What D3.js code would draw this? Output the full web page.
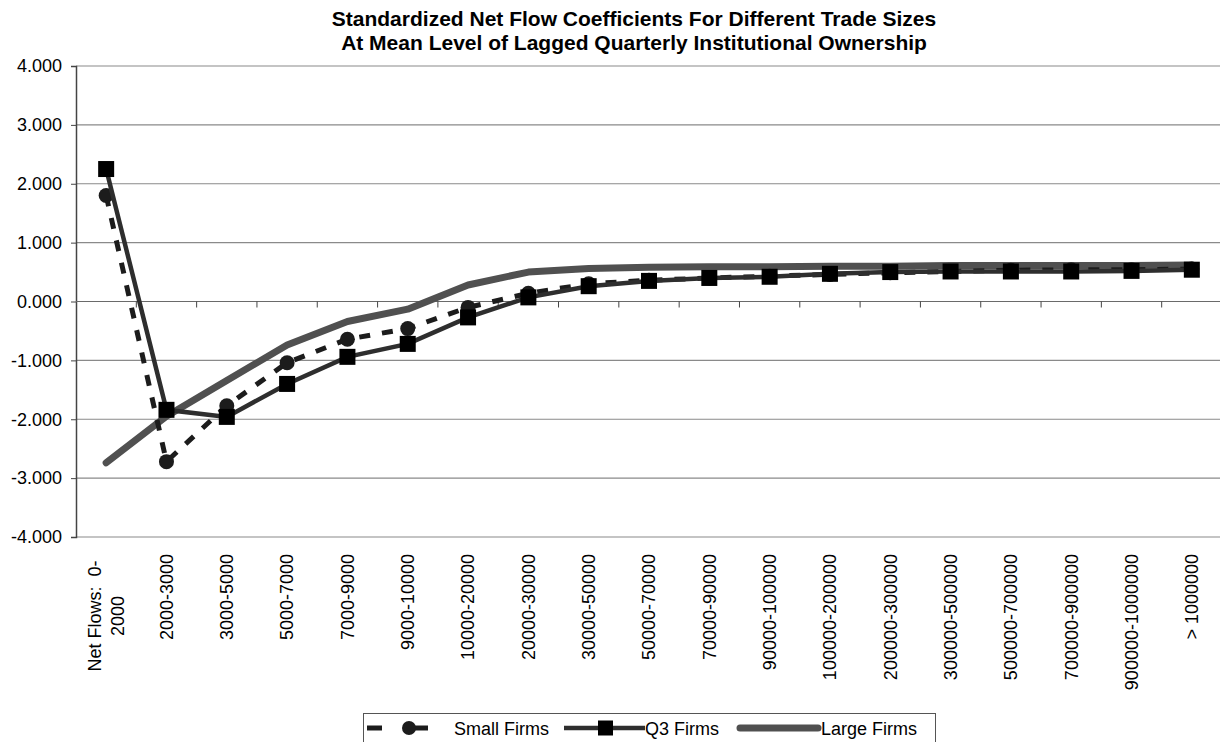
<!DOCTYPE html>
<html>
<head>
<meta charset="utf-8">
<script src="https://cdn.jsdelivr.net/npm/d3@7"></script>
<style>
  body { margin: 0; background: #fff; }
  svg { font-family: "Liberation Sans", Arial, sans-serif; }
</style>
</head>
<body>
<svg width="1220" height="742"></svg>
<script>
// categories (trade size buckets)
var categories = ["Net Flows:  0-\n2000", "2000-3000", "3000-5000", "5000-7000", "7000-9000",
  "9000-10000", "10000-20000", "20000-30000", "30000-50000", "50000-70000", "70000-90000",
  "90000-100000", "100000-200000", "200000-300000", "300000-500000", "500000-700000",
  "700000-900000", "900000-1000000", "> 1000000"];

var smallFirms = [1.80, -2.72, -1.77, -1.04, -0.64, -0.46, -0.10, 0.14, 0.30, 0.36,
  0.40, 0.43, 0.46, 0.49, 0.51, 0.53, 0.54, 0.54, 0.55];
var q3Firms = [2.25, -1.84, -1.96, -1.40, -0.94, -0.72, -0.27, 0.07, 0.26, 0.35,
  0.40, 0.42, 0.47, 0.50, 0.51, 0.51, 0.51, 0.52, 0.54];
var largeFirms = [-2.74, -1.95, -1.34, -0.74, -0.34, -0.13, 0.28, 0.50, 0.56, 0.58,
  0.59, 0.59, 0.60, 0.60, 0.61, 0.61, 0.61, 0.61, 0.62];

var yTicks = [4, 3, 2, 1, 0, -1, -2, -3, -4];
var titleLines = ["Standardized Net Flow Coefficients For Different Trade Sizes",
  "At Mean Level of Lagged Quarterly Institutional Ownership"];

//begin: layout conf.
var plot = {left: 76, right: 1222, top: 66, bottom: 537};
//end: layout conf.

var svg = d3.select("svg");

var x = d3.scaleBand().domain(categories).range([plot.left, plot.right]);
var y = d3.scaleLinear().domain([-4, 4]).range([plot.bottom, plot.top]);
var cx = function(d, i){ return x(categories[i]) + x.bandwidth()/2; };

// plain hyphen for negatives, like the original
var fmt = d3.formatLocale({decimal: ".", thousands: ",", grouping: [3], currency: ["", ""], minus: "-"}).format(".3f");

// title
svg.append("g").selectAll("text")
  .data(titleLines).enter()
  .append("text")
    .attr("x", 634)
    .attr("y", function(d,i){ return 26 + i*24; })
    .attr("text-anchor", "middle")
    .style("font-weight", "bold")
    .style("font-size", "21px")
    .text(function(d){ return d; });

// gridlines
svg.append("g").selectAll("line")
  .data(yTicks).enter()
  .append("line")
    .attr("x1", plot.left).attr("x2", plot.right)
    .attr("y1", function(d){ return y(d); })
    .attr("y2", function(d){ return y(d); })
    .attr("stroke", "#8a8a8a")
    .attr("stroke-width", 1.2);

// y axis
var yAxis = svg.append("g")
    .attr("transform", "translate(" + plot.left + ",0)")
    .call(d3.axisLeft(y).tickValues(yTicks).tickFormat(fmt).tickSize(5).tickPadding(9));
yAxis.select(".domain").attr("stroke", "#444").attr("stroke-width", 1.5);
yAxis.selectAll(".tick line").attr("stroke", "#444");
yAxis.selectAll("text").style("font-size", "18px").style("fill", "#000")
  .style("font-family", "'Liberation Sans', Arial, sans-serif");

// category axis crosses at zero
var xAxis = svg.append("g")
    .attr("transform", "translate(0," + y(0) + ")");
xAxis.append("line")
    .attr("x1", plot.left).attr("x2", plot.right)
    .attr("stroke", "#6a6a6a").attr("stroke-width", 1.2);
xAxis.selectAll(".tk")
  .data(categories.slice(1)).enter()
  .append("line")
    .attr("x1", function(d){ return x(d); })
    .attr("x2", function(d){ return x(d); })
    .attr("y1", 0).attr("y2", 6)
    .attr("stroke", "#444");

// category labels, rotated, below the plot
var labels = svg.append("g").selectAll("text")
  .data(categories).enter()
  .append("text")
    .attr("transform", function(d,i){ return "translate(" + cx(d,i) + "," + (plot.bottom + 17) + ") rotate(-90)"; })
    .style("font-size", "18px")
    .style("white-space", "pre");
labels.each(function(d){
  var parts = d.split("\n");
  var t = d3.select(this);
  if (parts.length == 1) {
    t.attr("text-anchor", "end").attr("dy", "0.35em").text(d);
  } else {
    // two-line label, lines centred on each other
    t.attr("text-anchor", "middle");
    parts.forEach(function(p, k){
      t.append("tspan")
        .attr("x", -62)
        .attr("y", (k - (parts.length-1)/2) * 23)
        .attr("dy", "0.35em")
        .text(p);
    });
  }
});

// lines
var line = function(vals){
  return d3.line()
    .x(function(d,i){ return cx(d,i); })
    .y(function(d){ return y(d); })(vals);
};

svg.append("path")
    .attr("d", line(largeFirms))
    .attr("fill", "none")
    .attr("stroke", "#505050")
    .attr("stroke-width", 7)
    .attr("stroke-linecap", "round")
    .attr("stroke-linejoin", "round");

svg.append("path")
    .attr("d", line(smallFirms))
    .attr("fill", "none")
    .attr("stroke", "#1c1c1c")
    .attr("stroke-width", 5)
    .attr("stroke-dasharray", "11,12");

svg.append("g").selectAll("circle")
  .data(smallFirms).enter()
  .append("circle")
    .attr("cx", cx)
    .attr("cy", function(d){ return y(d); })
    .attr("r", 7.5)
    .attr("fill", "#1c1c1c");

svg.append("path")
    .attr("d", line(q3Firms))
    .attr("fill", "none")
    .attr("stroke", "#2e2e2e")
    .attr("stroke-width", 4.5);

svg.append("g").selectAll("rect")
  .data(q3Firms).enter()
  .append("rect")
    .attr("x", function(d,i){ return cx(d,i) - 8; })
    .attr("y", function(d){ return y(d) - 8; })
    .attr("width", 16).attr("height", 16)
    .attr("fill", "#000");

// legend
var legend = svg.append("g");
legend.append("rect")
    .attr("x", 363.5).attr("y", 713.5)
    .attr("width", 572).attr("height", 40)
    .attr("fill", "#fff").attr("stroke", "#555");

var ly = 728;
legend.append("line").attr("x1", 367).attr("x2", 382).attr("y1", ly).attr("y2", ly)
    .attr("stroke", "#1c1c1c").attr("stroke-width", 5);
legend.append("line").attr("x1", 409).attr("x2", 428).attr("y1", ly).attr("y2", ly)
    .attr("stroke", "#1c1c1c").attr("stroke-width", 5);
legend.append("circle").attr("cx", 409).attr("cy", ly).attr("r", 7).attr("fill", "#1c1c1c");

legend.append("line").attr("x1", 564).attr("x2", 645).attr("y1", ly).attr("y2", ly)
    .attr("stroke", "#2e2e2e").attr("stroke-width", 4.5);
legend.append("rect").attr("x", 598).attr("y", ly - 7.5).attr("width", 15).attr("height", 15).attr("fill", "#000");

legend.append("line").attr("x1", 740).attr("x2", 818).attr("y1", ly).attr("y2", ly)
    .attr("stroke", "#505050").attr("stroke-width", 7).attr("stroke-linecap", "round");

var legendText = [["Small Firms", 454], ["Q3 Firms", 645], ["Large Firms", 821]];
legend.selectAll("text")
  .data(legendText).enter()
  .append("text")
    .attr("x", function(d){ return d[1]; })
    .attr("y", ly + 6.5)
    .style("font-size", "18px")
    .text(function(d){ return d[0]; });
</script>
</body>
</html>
= = =
* Given problem:
Output an exact copy of the material, with the pictures removed.

* Expected answer:
What D3.js code would draw this? Output the full web page.
<!DOCTYPE html>
<html>
<head>
<meta charset="utf-8">
<script src="https://cdn.jsdelivr.net/npm/d3@7"></script>
<style>
  body { margin: 0; background: #fff; }
  svg { font-family: "Liberation Sans", Arial, sans-serif; }
</style>
</head>
<body>
<svg width="1220" height="742"></svg>
<script>
// categories (trade size buckets)
var categories = ["Net Flows:  0-\n2000", "2000-3000", "3000-5000", "5000-7000", "7000-9000",
  "9000-10000", "10000-20000", "20000-30000", "30000-50000", "50000-70000", "70000-90000",
  "90000-100000", "100000-200000", "200000-300000", "300000-500000", "500000-700000",
  "700000-900000", "900000-1000000", "> 1000000"];

var smallFirms = [1.80, -2.72, -1.77, -1.04, -0.64, -0.46, -0.10, 0.14, 0.30, 0.36,
  0.40, 0.43, 0.46, 0.49, 0.51, 0.53, 0.54, 0.54, 0.55];
var q3Firms = [2.25, -1.84, -1.96, -1.40, -0.94, -0.72, -0.27, 0.07, 0.26, 0.35,
  0.40, 0.42, 0.47, 0.50, 0.51, 0.51, 0.51, 0.52, 0.54];
var largeFirms = [-2.74, -1.95, -1.34, -0.74, -0.34, -0.13, 0.28, 0.50, 0.56, 0.58,
  0.59, 0.59, 0.60, 0.60, 0.61, 0.61, 0.61, 0.61, 0.62];

var yTicks = [4, 3, 2, 1, 0, -1, -2, -3, -4];
var titleLines = ["Standardized Net Flow Coefficients For Different Trade Sizes",
  "At Mean Level of Lagged Quarterly Institutional Ownership"];

//begin: layout conf.
var plot = {left: 76, right: 1222, top: 66, bottom: 537};
//end: layout conf.

var svg = d3.select("svg");

var x = d3.scaleBand().domain(categories).range([plot.left, plot.right]);
var y = d3.scaleLinear().domain([-4, 4]).range([plot.bottom, plot.top]);
var cx = function(d, i){ return x(categories[i]) + x.bandwidth()/2; };

// plain hyphen for negatives, like the original
var fmt = d3.formatLocale({decimal: ".", thousands: ",", grouping: [3], currency: ["", ""], minus: "-"}).format(".3f");

// title
svg.append("g").selectAll("text")
  .data(titleLines).enter()
  .append("text")
    .attr("x", 634)
    .attr("y", function(d,i){ return 26 + i*24; })
    .attr("text-anchor", "middle")
    .style("font-weight", "bold")
    .style("font-size", "21px")
    .text(function(d){ return d; });

// gridlines
svg.append("g").selectAll("line")
  .data(yTicks).enter()
  .append("line")
    .attr("x1", plot.left).attr("x2", plot.right)
    .attr("y1", function(d){ return y(d); })
    .attr("y2", function(d){ return y(d); })
    .attr("stroke", "#8a8a8a")
    .attr("stroke-width", 1.2);

// y axis
var yAxis = svg.append("g")
    .attr("transform", "translate(" + plot.left + ",0)")
    .call(d3.axisLeft(y).tickValues(yTicks).tickFormat(fmt).tickSize(5).tickPadding(9));
yAxis.select(".domain").attr("stroke", "#444").attr("stroke-width", 1.5);
yAxis.selectAll(".tick line").attr("stroke", "#444");
yAxis.selectAll("text").style("font-size", "18px").style("fill", "#000")
  .style("font-family", "'Liberation Sans', Arial, sans-serif");

// category axis crosses at zero
var xAxis = svg.append("g")
    .attr("transform", "translate(0," + y(0) + ")");
xAxis.append("line")
    .attr("x1", plot.left).attr("x2", plot.right)
    .attr("stroke", "#6a6a6a").attr("stroke-width", 1.2);
xAxis.selectAll(".tk")
  .data(categories.slice(1)).enter()
  .append("line")
    .attr("x1", function(d){ return x(d); })
    .attr("x2", function(d){ return x(d); })
    .attr("y1", 0).attr("y2", 6)
    .attr("stroke", "#444");

// category labels, rotated, below the plot
var labels = svg.append("g").selectAll("text")
  .data(categories).enter()
  .append("text")
    .attr("transform", function(d,i){ return "translate(" + cx(d,i) + "," + (plot.bottom + 17) + ") rotate(-90)"; })
    .style("font-size", "18px")
    .style("white-space", "pre");
labels.each(function(d){
  var parts = d.split("\n");
  var t = d3.select(this);
  if (parts.length == 1) {
    t.attr("text-anchor", "end").attr("dy", "0.35em").text(d);
  } else {
    // two-line label, lines centred on each other
    t.attr("text-anchor", "middle");
    parts.forEach(function(p, k){
      t.append("tspan")
        .attr("x", -62)
        .attr("y", (k - (parts.length-1)/2) * 23)
        .attr("dy", "0.35em")
        .text(p);
    });
  }
});

// lines
var line = function(vals){
  return d3.line()
    .x(function(d,i){ return cx(d,i); })
    .y(function(d){ return y(d); })(vals);
};

svg.append("path")
    .attr("d", line(largeFirms))
    .attr("fill", "none")
    .attr("stroke", "#505050")
    .attr("stroke-width", 7)
    .attr("stroke-linecap", "round")
    .attr("stroke-linejoin", "round");

svg.append("path")
    .attr("d", line(smallFirms))
    .attr("fill", "none")
    .attr("stroke", "#1c1c1c")
    .attr("stroke-width", 5)
    .attr("stroke-dasharray", "11,12");

svg.append("g").selectAll("circle")
  .data(smallFirms).enter()
  .append("circle")
    .attr("cx", cx)
    .attr("cy", function(d){ return y(d); })
    .attr("r", 7.5)
    .attr("fill", "#1c1c1c");

svg.append("path")
    .attr("d", line(q3Firms))
    .attr("fill", "none")
    .attr("stroke", "#2e2e2e")
    .attr("stroke-width", 4.5);

svg.append("g").selectAll("rect")
  .data(q3Firms).enter()
  .append("rect")
    .attr("x", function(d,i){ return cx(d,i) - 8; })
    .attr("y", function(d){ return y(d) - 8; })
    .attr("width", 16).attr("height", 16)
    .attr("fill", "#000");

// legend
var legend = svg.append("g");
legend.append("rect")
    .attr("x", 363.5).attr("y", 713.5)
    .attr("width", 572).attr("height", 40)
    .attr("fill", "#fff").attr("stroke", "#555");

var ly = 728;
legend.append("line").attr("x1", 367).attr("x2", 382).attr("y1", ly).attr("y2", ly)
    .attr("stroke", "#1c1c1c").attr("stroke-width", 5);
legend.append("line").attr("x1", 409).attr("x2", 428).attr("y1", ly).attr("y2", ly)
    .attr("stroke", "#1c1c1c").attr("stroke-width", 5);
legend.append("circle").attr("cx", 409).attr("cy", ly).attr("r", 7).attr("fill", "#1c1c1c");

legend.append("line").attr("x1", 564).attr("x2", 645).attr("y1", ly).attr("y2", ly)
    .attr("stroke", "#2e2e2e").attr("stroke-width", 4.5);
legend.append("rect").attr("x", 598).attr("y", ly - 7.5).attr("width", 15).attr("height", 15).attr("fill", "#000");

legend.append("line").attr("x1", 740).attr("x2", 818).attr("y1", ly).attr("y2", ly)
    .attr("stroke", "#505050").attr("stroke-width", 7).attr("stroke-linecap", "round");

var legendText = [["Small Firms", 454], ["Q3 Firms", 645], ["Large Firms", 821]];
legend.selectAll("text")
  .data(legendText).enter()
  .append("text")
    .attr("x", function(d){ return d[1]; })
    .attr("y", ly + 6.5)
    .style("font-size", "18px")
    .text(function(d){ return d[0]; });
</script>
</body>
</html>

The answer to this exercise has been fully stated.